NC State coach Will Wade criticizes team over 8-4 record: ‘Kindergarten’s over’


After NC State’s 108-72 home win over Texas Southern on Wednesday night, Wolfpack coach Will Wade blasted his team postgame for a continued lack of intensity and toughness.

“It’s not going. S—, it’s concerning (that) it’s taken this long and we’re not there,” Wade said. “We’ve got all high-major games from here on out. Kindergarten’s over.”

NC State, now 8-4 on the season, has yet to beat a high-major opponent after losing in overtime to Kansas on Saturday.

“It’s tough. We’ve got a lot of nice guys,” Wade said. “Got great team GPA, got all that stuff, over a 3.0. It’s wonderful — if we were running a daycare. We’re running a competitive, Division I college basketball program.”

In the offseason, Wade made headlines for bringing in several of the nation’s most-wanted transfers, like guards Tre Holloman (Michigan State) and Terrance Arceneaux (Houston), plus All-Big 12 forward Darrion Williams (Texas Tech), who picked NC State over Kansas.

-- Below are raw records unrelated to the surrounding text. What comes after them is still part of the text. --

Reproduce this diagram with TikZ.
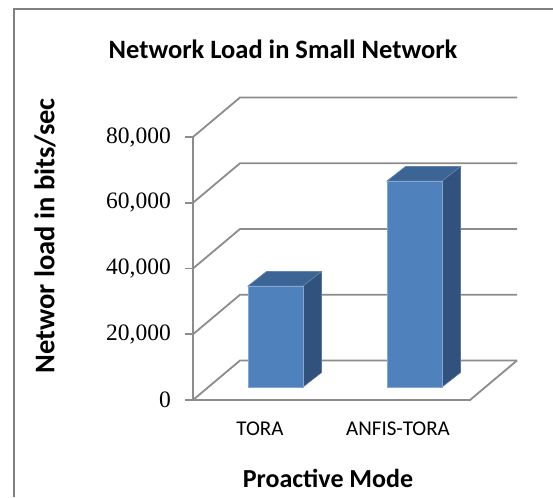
\documentclass[tikz,border=0pt]{standalone}
\usepackage{fontspec}
\setmainfont{Carlito}
\newfontfamily\numfont{Liberation Serif}
\begin{document}
\begin{tikzpicture}[x=1pt,y=-1pt,
  grid/.style={draw=gridgray,line width=1.8pt},
  frame/.style={draw=framegray,line width=2pt},
  frontface/.style={fill=barfront,draw=barfront!70!white,line width=0.6pt},
  topface/.style={fill=bartop,draw=bartop!80!white,line width=0.6pt},
  sideface/.style={fill=barside,draw=barside!80!white,line width=0.6pt},
  ticklabel/.style={anchor=east,inner sep=0pt,font=\numfont\fontsize{23.5}{26}\selectfont},
  catlabel/.style={inner sep=0pt,font=\fontsize{21}{23}\selectfont},
  axtitle/.style={inner sep=0pt,font=\bfseries\fontsize{26}{29}\selectfont}]
\definecolor{gridgray}{HTML}{8C8C8C}
\definecolor{framegray}{HTML}{808080}
\definecolor{barfront}{HTML}{4F81BD}
\definecolor{bartop}{HTML}{3C6494}
\definecolor{barside}{HTML}{31527D}
\useasboundingbox[fill=white] (0,0) rectangle (553,497);

% chart frame
\draw[frame] (13.5,497) -- (13.5,9) -- (553,9);

% title
\node[inner sep=0pt,font=\bfseries\fontsize{26.5}{30}\selectfont] (title) at (283,49) {Network Load in Small Network};

% walls and gridlines
\foreach \v/\y in {0/400,1/334.25,2/268.5,3/202.75,4/137}{
  \coordinate (f\v) at (193,\y);
  \coordinate (b\v) at (240,\y-39.5);
  \draw[grid] (f\v) -- (b\v) -- (517,\y-39.5);
  \draw[grid] (185,\y) -- (f\v);
}
\draw[grid] (f4) -- (f0);
\coordinate (fr) at (470,400);
\draw[grid] (f0) -- (fr) -- (517,360.5);

% tick labels
\node[ticklabel] (t0) at (171,400) {0};
\node[ticklabel] (t1) at (171,334.25) {20,000};
\node[ticklabel] (t2) at (171,268.5) {40,000};
\node[ticklabel] (t3) at (171,202.75) {60,000};
\node[ticklabel] (t4) at (171,137) {80,000};

% bars: front face, top face, side face
\foreach \xl/\xr/\yt in {248/303/286,387/442/181}{
  \fill[sideface] (\xr,387) -- (\xr+18.5,372.5) -- (\xr+18.5,\yt-14.5) -- (\xr,\yt) -- cycle;
  \fill[topface] (\xl,\yt) -- (\xl+18.5,\yt-14.5) -- (\xr+18.5,\yt-14.5) -- (\xr,\yt) -- cycle;
  \fill[frontface] (\xl,\yt) rectangle (\xr,387);
}

% category labels
\node[catlabel] (c1) at (260,429) {TORA};
\node[catlabel] (c2) at (398,429) {ANFIS-TORA};

% axis titles
\node[axtitle] (xt) at (328,478) {Proactive Mode};
\node[axtitle,rotate=90,font=\bfseries\fontsize{28.5}{31}\selectfont] (yt) at (45,236) {Networ load in bits/sec};
\end{tikzpicture}
\end{document}
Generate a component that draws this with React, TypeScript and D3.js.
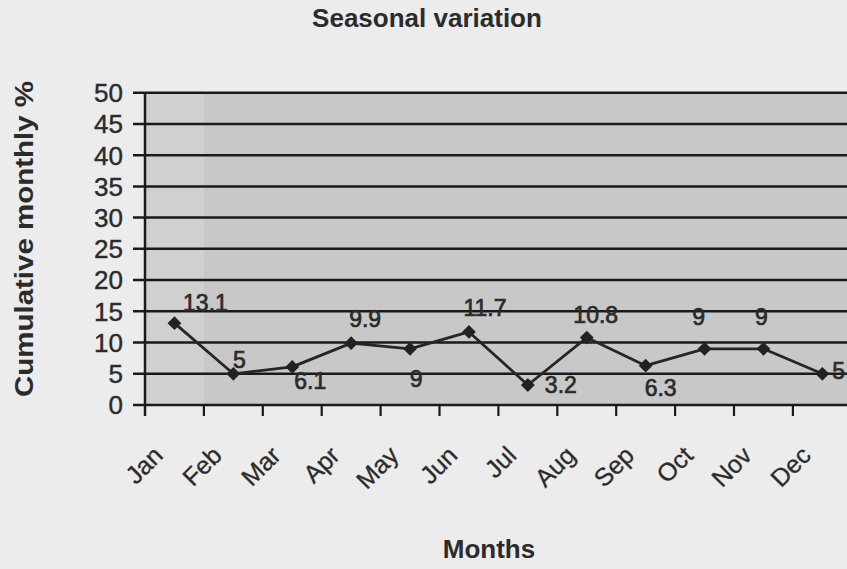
import React, { useRef, useEffect } from 'react';
import * as d3 from 'd3';

const months: string[] = ['Jan', 'Feb', 'Mar', 'Apr', 'May', 'Jun', 'Jul', 'Aug', 'Sep', 'Oct', 'Nov', 'Dec'];
const values: number[] = [13.1, 5, 6.1, 9.9, 9, 11.7, 3.2, 10.8, 6.3, 9, 9, 5];
const yTicks: number[] = [0, 5, 10, 15, 20, 25, 30, 35, 40, 45, 50];

// where each data label sits relative to its point (scan layout)
const labelPlace: [number, number, string][] = [
  [31, -12, 'middle'], [6, -6, 'middle'], [18, 22, 'middle'], [14, -16, 'middle'],
  [6, 38, 'middle'], [16, -16, 'middle'], [17, 8, 'start'], [9, -15, 'middle'],
  [15, 30, 'middle'], [-6, -24, 'middle'], [-2, -24, 'middle'], [10, 5, 'start'],
];

const W = 847;
const H = 569;
const FONT = '"Liberation Sans", Arial, sans-serif';
const INK = '#2b2b2b';

const App: React.FC = () => {
  const svgRef = useRef<SVGSVGElement | null>(null);

  useEffect(() => {
    const svg = d3.select(svgRef.current!);
    svg.selectAll('*').remove();

    const left = 145;
    const top = 92.7;
    const bottom = 405;
    const right = left + 12 * 58.9;

    const x = d3.scaleBand<string>().domain(months).range([left, right]).padding(0);
    const y = d3.scaleLinear().domain([0, 50]).range([bottom, top]);

    svg.append('rect').attr('width', W).attr('height', H).attr('fill', '#ececec');

    // plot area, first column a touch lighter like the scan
    svg.append('rect')
      .attr('x', left).attr('y', top)
      .attr('width', right - left).attr('height', bottom - top)
      .attr('fill', '#c8c8c8');
    svg.append('rect')
      .attr('x', left).attr('y', top)
      .attr('width', x.bandwidth()).attr('height', bottom - top)
      .attr('fill', '#d0d0d0');

    // gridlines + y ticks
    svg.append('g')
      .selectAll('line')
      .data(yTicks)
      .enter()
      .append('line')
      .attr('x1', left - 12)
      .attr('x2', right)
      .attr('y1', (d) => y(d))
      .attr('y2', (d) => y(d))
      .attr('stroke', '#1a1a1a')
      .attr('stroke-width', 2.5);

    svg.append('g')
      .selectAll('text')
      .data(yTicks)
      .enter()
      .append('text')
      .attr('x', 123)
      .attr('y', (d) => y(d))
      .attr('dy', '0.36em')
      .attr('text-anchor', 'end')
      .attr('font-family', FONT)
      .attr('font-size', 26)
      .attr('fill', INK)
      .attr('stroke', INK)
      .attr('stroke-width', 0.4)
      .text((d) => d);

    // y axis line
    svg.append('line')
      .attr('x1', left).attr('x2', left)
      .attr('y1', top).attr('y2', bottom + 11)
      .attr('stroke', '#1a1a1a').attr('stroke-width', 2.5);

    // x ticks at band edges
    const edges = months.map((m) => x(m)!).concat([right]);
    svg.append('g')
      .selectAll('line')
      .data(edges.slice(1))
      .enter()
      .append('line')
      .attr('x1', (d) => d).attr('x2', (d) => d)
      .attr('y1', bottom).attr('y2', bottom + 11)
      .attr('stroke', '#1a1a1a').attr('stroke-width', 2.2);

    // x labels
    svg.append('g')
      .selectAll('text')
      .data(months)
      .enter()
      .append('text')
      .attr('transform', (d) => `translate(${x(d)! + x.bandwidth() / 2 - 10},457) rotate(-45)`)
      .attr('text-anchor', 'end')
      .attr('font-family', FONT)
      .attr('font-size', 25)
      .attr('fill', INK)
      .attr('stroke', INK)
      .attr('stroke-width', 0.3)
      .text((d) => d);

    // series line
    const cx = (i: number) => x(months[i])! + x.bandwidth() / 2;
    const line = d3.line<number>()
      .x((_, i) => cx(i))
      .y((d) => y(d));

    svg.append('path')
      .datum(values)
      .attr('d', line)
      .attr('fill', 'none')
      .attr('stroke', '#262626')
      .attr('stroke-width', 2.8)
      .attr('stroke-linejoin', 'round');

    const marker = d3.symbol().type(d3.symbolSquare).size(95);
    svg.append('g')
      .selectAll('path')
      .data(values)
      .enter()
      .append('path')
      .attr('d', marker)
      .attr('transform', (d, i) => `translate(${cx(i)},${y(d)}) rotate(45)`)
      .attr('fill', '#222');

    // data labels
    svg.append('g')
      .selectAll('text')
      .data(values)
      .enter()
      .append('text')
      .attr('x', (d, i) => cx(i) + labelPlace[i][0])
      .attr('y', (d, i) => y(d) + labelPlace[i][1])
      .attr('text-anchor', (d, i) => labelPlace[i][2])
      .attr('font-family', FONT)
      .attr('font-size', 23)
      .attr('fill', INK)
      .attr('stroke', INK)
      .attr('stroke-width', 0.7)
      .text((d) => d);

    // titles
    svg.append('text')
      .attr('x', 427).attr('y', 27)
      .attr('text-anchor', 'middle')
      .attr('font-family', FONT)
      .attr('font-weight', 'bold')
      .attr('font-size', 26)
      .attr('fill', INK)
      .text('Seasonal variation');

    svg.append('text')
      .attr('x', 489).attr('y', 558)
      .attr('text-anchor', 'middle')
      .attr('font-family', FONT)
      .attr('font-weight', 'bold')
      .attr('font-size', 26)
      .attr('fill', INK)
      .text('Months');

    svg.append('text')
      .attr('transform', 'translate(33,239) rotate(-90)')
      .attr('text-anchor', 'middle')
      .attr('font-family', FONT)
      .attr('font-weight', 'bold')
      .attr('font-size', 26)
      .attr('fill', INK)
      .attr('textLength', 316)
      .attr('lengthAdjust', 'spacingAndGlyphs')
      .text('Cumulative monthly %');
  }, []);

  return (
    <svg
      ref={svgRef}
      width={W}
      height={H}
      style={{ position: 'absolute', left: 0, top: 0, display: 'block' }}
    ></svg>
  );
};

export default App;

Yet Williams did not play Wednesday due to a shoulder injury, and for the first time this season, Holloman did not start, scoring nine points in 18 minutes off the bench.

Arceneaux has only played 20 minutes or more in two of the team’s first 12 games.

“I had one of the kids come to me: ‘Oh, I’m tough, I’m tough.’ I said, s—, you’re not even in the top-50 of the toughest players I’ve coached,” Wade said. “You ain’t tough. You haven’t made the top 50. You wouldn’t make the top 25 of the last five years of who I’ve coached — and I sat out a year. I don’t wanna hear that.”

Instead, NC State was carried Wednesday by sophomore guard Paul McNeil, who broke out of a shooting slump to score a career-high 47 points, the most by an ACC player since Rodney Monroe in 1991 — 15 years before McNeil was born. McNeil’s 11 made 3-pointers set a new school record and tied the ACC record for 3-pointers in a single game.

However, outside of McNeil, who made 12 of the team’s 34 made baskets, only backup forward Jerry Deng scored in double figures.

“Casual. Lack of attention to detail. Lack of focus,” Wade said of his team. “That’s great when you have somebody who sets the ACC record for made 3s and the school record for made 3s, but we’re relying on hope that one of these cats is going to go ballistic every night. That’s what we rely on — just hope — and hope’s a bad strategy in my book.”

The only two players whom Wade called out by name as meeting his standards were starting center Ven-Allen Lubin, a North Carolina transfer who leads NC State in rebounding, and guard Quadir Copeland, who followed Wade from McNeese this offseason.

Copeland has been the team’s emotional leader so far, scoring a team-high 19 against Kansas. Importantly, Wade trusted him to take the team’s potential game-winning shot in regulation, before the Wolfpack lost in overtime.

“Quite frankly, I’ve been trying to get some urgency and some internal leadership, and I think Q’s (Copeland) done a pretty good job. Outside of Q and Ven (Lubin) — those guys are playing about as well as we can ask them to play — you take on the personality (of your players),” Wade said. “We’ve got a lot of casual personalities on our team. We don’t have people that are revved up and ready to go.”

Wade also crushed his team for a sloppy shootaround, in which he said his players made 88 mistakes, including 23 defensive errors and 13 offensive execution errors. He was especially frustrated that after the first team made 14 mistakes, the second team was even worse, making 22.

“How the hell,” Wade asked, “can you be on the second team and watch the first team do it, and make eight more mistakes?”

Dating back to his days as head coach of VCU and LSU, Wade has always been known for his blunt transparency with both the media and his players. He was infamously caught on a federal wiretap lamenting a “strong a— offer” he made for one recruit who ultimately went elsewhere, which contributed to his firing from LSU.

“I’m not everybody’s cup of tea,” Wade told The Athletic in November about his polarizing reputation.

NC State’s last remaining game of consequence in the nonconference is Sunday against reeling Ole Miss in Greensboro, N.C. While the Rebels have struggled themselves this season, and also don’t own a single high-major win, it’s the last marquee opportunity for Wade’s team to boost its nonconference resume.

And as Wade said Saturday, after the loss to Kansas, he’s aware his team is starting to run out of time to build its NCAA Tournament case.

“I’ve been concerned for weeks. We are who we are,” Wade said. “I said it a couple weeks ago, if you’re not physical and you’re not tough, you better be alert and aware — and we’re still none of the four.”